[WikiEN-l] Wikipedia Leadership (was NY Times article on gender gap in Wikipedia contributors} - repost

Fred Bauder fredbaud at fairpoint.net
Wed Feb 2 15:11:39 UTC 2011


> i see the role of an elected leadership as a supplement to the
> consensus process not a replacement. Basically they should usually be
> there to advise us but when deadlocks happen they would have the
> authority to decide whether or not a minority arguement is strong
> enough to block consensus - in any event a majority is always going to
> be the minimum to go forward with any change and a minority will still
> be able to block a short sighted change - at least long enough that
> they can be heard out and usually much longer. The difference is that
> the minority would no longer have what amounts to a guaranteed veto
> over any change - they would have to convince the community and/or the
> council why sometimig should be blocked.
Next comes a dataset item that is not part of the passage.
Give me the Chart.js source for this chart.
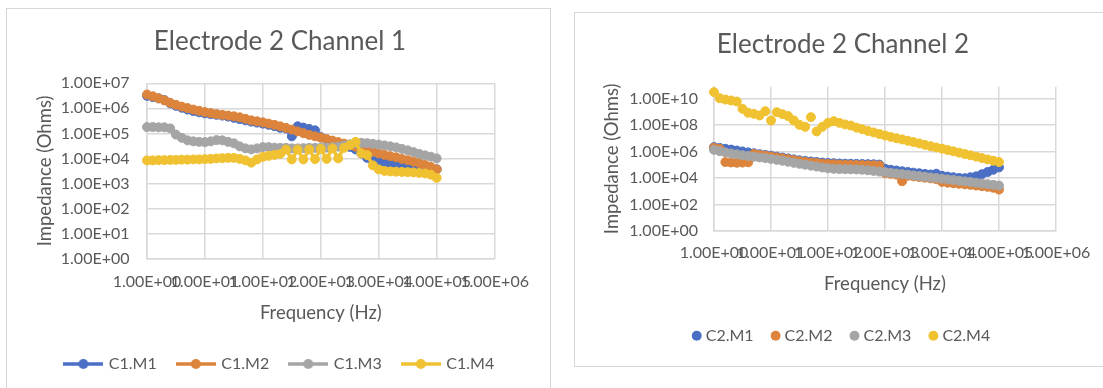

That gives a small minority
> the voice needed to steer us away from huge mistakes and to amend
> proposals through discussion and compromise but the days of a small
> cabal being able to hold the status quo without reasoned argument
> would be over. Consensus still wins.
>

Yes, blocking, by an small group, or even an individual (in other
contexts) is fine IF they have a good argument, especially if it is
obvious others in the discussion don't understand that argument yet. It
should not result in sterile deadlocks though.

I continue to support that kind of council as a promising idea.